» REQUEST:
Each line of the listing must be transcribed exactly, except for the images, which should be excluded.
▶
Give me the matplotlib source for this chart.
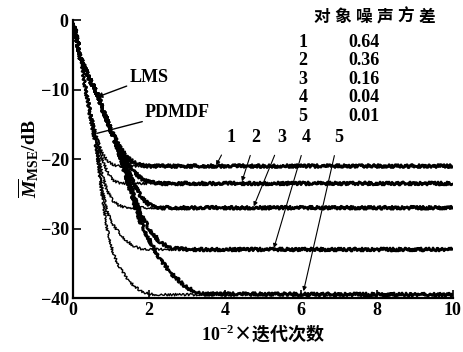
import matplotlib
matplotlib.use("Agg")
import matplotlib.pyplot as plt

SERIF = ["Liberation Serif", "Noto Sans CJK SC"]
CJK = ["Noto Sans CJK SC", "Liberation Serif"]

plt.rcParams["mathtext.fontset"] = "custom"
plt.rcParams["mathtext.rm"] = "Liberation Serif:bold"
plt.rcParams["mathtext.it"] = "Liberation Serif:italic:bold"
plt.rcParams["mathtext.bf"] = "Liberation Serif:bold"

# LMS learning curves (slower), one per noise variance
lms_x = [0.03, 0.2, 0.4, 0.63, 0.8, 1.0, 1.2, 1.4, 1.6, 1.8, 2.0, 2.3, 2.6, 3.0, 3.4, 10]
lms_1 = [-0.5, -5.5, -8, -10.5, -13, -15.8, -18, -19.6, -20.5, -20.9, -21, -21, -21, -21, -21, -21]
lms_2 = [-0.5, -5.5, -8, -10.5, -13, -15.8, -18.3, -20.3, -21.8, -22.8, -23.3, -23.5, -23.5, -23.5, -23.5, -23.5]
lms_3 = [-0.5, -5.5, -8, -10.5, -13, -15.8, -18.5, -21, -23.5, -25.5, -26.5, -27, -27, -27, -27, -27]
lms_4 = [-0.5, -5.5, -8, -10.5, -13, -15.8, -18.7, -22, -25.3, -28, -30, -32, -32.8, -33, -33, -33]
lms_5 = [-0.5, -5.5, -8, -10.5, -13, -15.8, -18.8, -22.5, -26, -29.3, -31.5, -34.5, -36.5, -38.5, -39.4, -39.5]

# PDMDF learning curves (faster)
pd_x = [0.03, 0.2, 0.35, 0.5, 0.63, 0.76, 0.9, 1.05, 1.2, 1.4, 1.6, 1.8, 2.0, 2.3, 2.6, 10]
pd_1 = [-0.5, -5.5, -10, -14, -17, -19, -20.2, -20.8, -21, -21, -21, -21, -21, -21, -21, -21]
pd_2 = [-0.5, -5.5, -10, -14, -17, -19.8, -21.8, -23, -23.4, -23.5, -23.5, -23.5, -23.5, -23.5, -23.5, -23.5]
pd_3 = [-0.5, -5.5, -10, -14.3, -18, -22, -24.5, -26, -26.6, -27, -27, -27, -27, -27, -27, -27]
pd_4 = [-0.5, -5.5, -10.5, -15, -18.8, -24, -27.5, -29.3, -30.5, -31.7, -32.5, -32.9, -33, -33, -33, -33]
pd_5 = [-0.5, -6, -11, -15.5, -19, -25, -30, -33.3, -35.3, -37, -38.2, -39, -39.4, -39.5, -39.5, -39.5]

labels = ["1", "2", "3", "4", "5"]
variances = ["0.64", "0.36", "0.16", "0.04", "0.01"]
table_title = "对象噪声方差"
# curve label position and the point its leader line touches
label_pos = [(4.15, -16.9), (4.82, -16.9), (5.5, -16.9), (6.15, -16.9), (6.99, -16.9)]
label_tip = [(3.77, -20.9), (4.45, -23.2), (4.76, -26.8), (5.29, -32.8), (6.07, -39.0)]

fig = plt.figure(figsize=(4.64, 3.52), dpi=100)
ax = fig.add_axes([0.157, 0.153, 0.819, 0.79])

for y in [lms_1, lms_2, lms_3, lms_4, lms_5]:
    line, = ax.plot(lms_x, y, color="black", lw=1.9, solid_capstyle="butt")
    line.set_sketch_params(scale=1.6, length=2.0, randomness=3)

for y in [pd_1, pd_2, pd_3, pd_4, pd_5]:
    line, = ax.plot(pd_x, y, color="black", lw=1.0)
    line.set_sketch_params(scale=1.2, length=2.0, randomness=3)

ax.set_xlim(0, 10)
ax.set_ylim(-40, 0)
ax.set_xticks([0, 2, 4, 6, 8, 10])
ax.set_yticks([0, -10, -20, -30, -40])
ax.set_yticklabels(["0", "\u221210", "\u221220", "\u221230", "\u221240"])
ax.spines["top"].set_visible(False)
ax.spines["right"].set_visible(False)
ax.spines["left"].set_linewidth(1.6)
ax.spines["bottom"].set_linewidth(1.6)
ax.tick_params(direction="in", length=6, width=1.2, pad=3)
for t in ax.get_xticklabels() + ax.get_yticklabels():
    t.set_fontfamily(SERIF)
    t.set_fontweight("bold")
    t.set_fontsize(13)

ax.set_xlabel("$10^{-2}$\u00d7迭代次数", fontsize=13, fontweight="bold",
              family=CJK, labelpad=2)
ax.set_ylabel(r"$\overline{M}_{\mathrm{MSE}}$/dB", fontsize=14,
              fontweight="bold", family=SERIF, labelpad=0)

# algorithm labels
ax.annotate("LMS", xy=(0.63, -11.1), xytext=(1.49, -8.3), fontsize=13,
            fontweight="bold", family=SERIF, va="center", ha="left",
            arrowprops=dict(arrowstyle="-|>", color="black", lw=1.0,
                            mutation_scale=8, shrinkA=0, shrinkB=0))
ax.annotate("PDMDF", xy=(0.63, -16.3), xytext=(1.9, -13.3), fontsize=13,
            fontweight="bold", family=SERIF, va="center", ha="left",
            arrowprops=dict(arrowstyle="-", color="black", lw=1.0,
                            shrinkA=0, shrinkB=0))

for lab, p, tip in zip(labels, label_pos, label_tip):
    ax.annotate(lab, xy=tip, xytext=p, fontsize=13, fontweight="bold",
                family=SERIF, ha="center", va="center",
                arrowprops=dict(arrowstyle="-|>", color="black", lw=0.8,
                                mutation_scale=6, shrinkA=5, shrinkB=0))

# noise variance table
for i, ch in enumerate(table_title):
    fig.text((322 + i * 21) / 464, 0.952, ch, fontsize=12, fontweight="bold",
             family=CJK, ha="center", va="center")
for i, (lab, v) in enumerate(zip(labels, variances)):
    yy = 0.880 - i * 0.0525
    fig.text(0.653, yy, lab, fontsize=13, fontweight="bold", family=SERIF,
             ha="center", va="center")
    fig.text(0.75, yy, v, fontsize=13, fontweight="bold", family=SERIF,
             ha="left", va="center")

fig.savefig("out.png", dpi=100)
◀
» ANSWER TO THIS EXERCISE:
Give me the matplotlib source for this chart.
import matplotlib
matplotlib.use("Agg")
import matplotlib.pyplot as plt

SERIF = ["Liberation Serif", "Noto Sans CJK SC"]
CJK = ["Noto Sans CJK SC", "Liberation Serif"]

plt.rcParams["mathtext.fontset"] = "custom"
plt.rcParams["mathtext.rm"] = "Liberation Serif:bold"
plt.rcParams["mathtext.it"] = "Liberation Serif:italic:bold"
plt.rcParams["mathtext.bf"] = "Liberation Serif:bold"

# LMS learning curves (slower), one per noise variance
lms_x = [0.03, 0.2, 0.4, 0.63, 0.8, 1.0, 1.2, 1.4, 1.6, 1.8, 2.0, 2.3, 2.6, 3.0, 3.4, 10]
lms_1 = [-0.5, -5.5, -8, -10.5, -13, -15.8, -18, -19.6, -20.5, -20.9, -21, -21, -21, -21, -21, -21]
lms_2 = [-0.5, -5.5, -8, -10.5, -13, -15.8, -18.3, -20.3, -21.8, -22.8, -23.3, -23.5, -23.5, -23.5, -23.5, -23.5]
lms_3 = [-0.5, -5.5, -8, -10.5, -13, -15.8, -18.5, -21, -23.5, -25.5, -26.5, -27, -27, -27, -27, -27]
lms_4 = [-0.5, -5.5, -8, -10.5, -13, -15.8, -18.7, -22, -25.3, -28, -30, -32, -32.8, -33, -33, -33]
lms_5 = [-0.5, -5.5, -8, -10.5, -13, -15.8, -18.8, -22.5, -26, -29.3, -31.5, -34.5, -36.5, -38.5, -39.4, -39.5]

# PDMDF learning curves (faster)
pd_x = [0.03, 0.2, 0.35, 0.5, 0.63, 0.76, 0.9, 1.05, 1.2, 1.4, 1.6, 1.8, 2.0, 2.3, 2.6, 10]
pd_1 = [-0.5, -5.5, -10, -14, -17, -19, -20.2, -20.8, -21, -21, -21, -21, -21, -21, -21, -21]
pd_2 = [-0.5, -5.5, -10, -14, -17, -19.8, -21.8, -23, -23.4, -23.5, -23.5, -23.5, -23.5, -23.5, -23.5, -23.5]
pd_3 = [-0.5, -5.5, -10, -14.3, -18, -22, -24.5, -26, -26.6, -27, -27, -27, -27, -27, -27, -27]
pd_4 = [-0.5, -5.5, -10.5, -15, -18.8, -24, -27.5, -29.3, -30.5, -31.7, -32.5, -32.9, -33, -33, -33, -33]
pd_5 = [-0.5, -6, -11, -15.5, -19, -25, -30, -33.3, -35.3, -37, -38.2, -39, -39.4, -39.5, -39.5, -39.5]

labels = ["1", "2", "3", "4", "5"]
variances = ["0.64", "0.36", "0.16", "0.04", "0.01"]
table_title = "对象噪声方差"
# curve label position and the point its leader line touches
label_pos = [(4.15, -16.9), (4.82, -16.9), (5.5, -16.9), (6.15, -16.9), (6.99, -16.9)]
label_tip = [(3.77, -20.9), (4.45, -23.2), (4.76, -26.8), (5.29, -32.8), (6.07, -39.0)]

fig = plt.figure(figsize=(4.64, 3.52), dpi=100)
ax = fig.add_axes([0.157, 0.153, 0.819, 0.79])

for y in [lms_1, lms_2, lms_3, lms_4, lms_5]:
    line, = ax.plot(lms_x, y, color="black", lw=1.9, solid_capstyle="butt")
    line.set_sketch_params(scale=1.6, length=2.0, randomness=3)

for y in [pd_1, pd_2, pd_3, pd_4, pd_5]:
    line, = ax.plot(pd_x, y, color="black", lw=1.0)
    line.set_sketch_params(scale=1.2, length=2.0, randomness=3)

ax.set_xlim(0, 10)
ax.set_ylim(-40, 0)
ax.set_xticks([0, 2, 4, 6, 8, 10])
ax.set_yticks([0, -10, -20, -30, -40])
ax.set_yticklabels(["0", "\u221210", "\u221220", "\u221230", "\u221240"])
ax.spines["top"].set_visible(False)
ax.spines["right"].set_visible(False)
ax.spines["left"].set_linewidth(1.6)
ax.spines["bottom"].set_linewidth(1.6)
ax.tick_params(direction="in", length=6, width=1.2, pad=3)
for t in ax.get_xticklabels() + ax.get_yticklabels():
    t.set_fontfamily(SERIF)
    t.set_fontweight("bold")
    t.set_fontsize(13)

ax.set_xlabel("$10^{-2}$\u00d7迭代次数", fontsize=13, fontweight="bold",
              family=CJK, labelpad=2)
ax.set_ylabel(r"$\overline{M}_{\mathrm{MSE}}$/dB", fontsize=14,
              fontweight="bold", family=SERIF, labelpad=0)

# algorithm labels
ax.annotate("LMS", xy=(0.63, -11.1), xytext=(1.49, -8.3), fontsize=13,
            fontweight="bold", family=SERIF, va="center", ha="left",
            arrowprops=dict(arrowstyle="-|>", color="black", lw=1.0,
                            mutation_scale=8, shrinkA=0, shrinkB=0))
ax.annotate("PDMDF", xy=(0.63, -16.3), xytext=(1.9, -13.3), fontsize=13,
            fontweight="bold", family=SERIF, va="center", ha="left",
            arrowprops=dict(arrowstyle="-", color="black", lw=1.0,
                            shrinkA=0, shrinkB=0))

for lab, p, tip in zip(labels, label_pos, label_tip):
    ax.annotate(lab, xy=tip, xytext=p, fontsize=13, fontweight="bold",
                family=SERIF, ha="center", va="center",
                arrowprops=dict(arrowstyle="-|>", color="black", lw=0.8,
                                mutation_scale=6, shrinkA=5, shrinkB=0))

# noise variance table
for i, ch in enumerate(table_title):
    fig.text((322 + i * 21) / 464, 0.952, ch, fontsize=12, fontweight="bold",
             family=CJK, ha="center", va="center")
for i, (lab, v) in enumerate(zip(labels, variances)):
    yy = 0.880 - i * 0.0525
    fig.text(0.653, yy, lab, fontsize=13, fontweight="bold", family=SERIF,
             ha="center", va="center")
    fig.text(0.75, yy, v, fontsize=13, fontweight="bold", family=SERIF,
             ha="left", va="center")

fig.savefig("out.png", dpi=100)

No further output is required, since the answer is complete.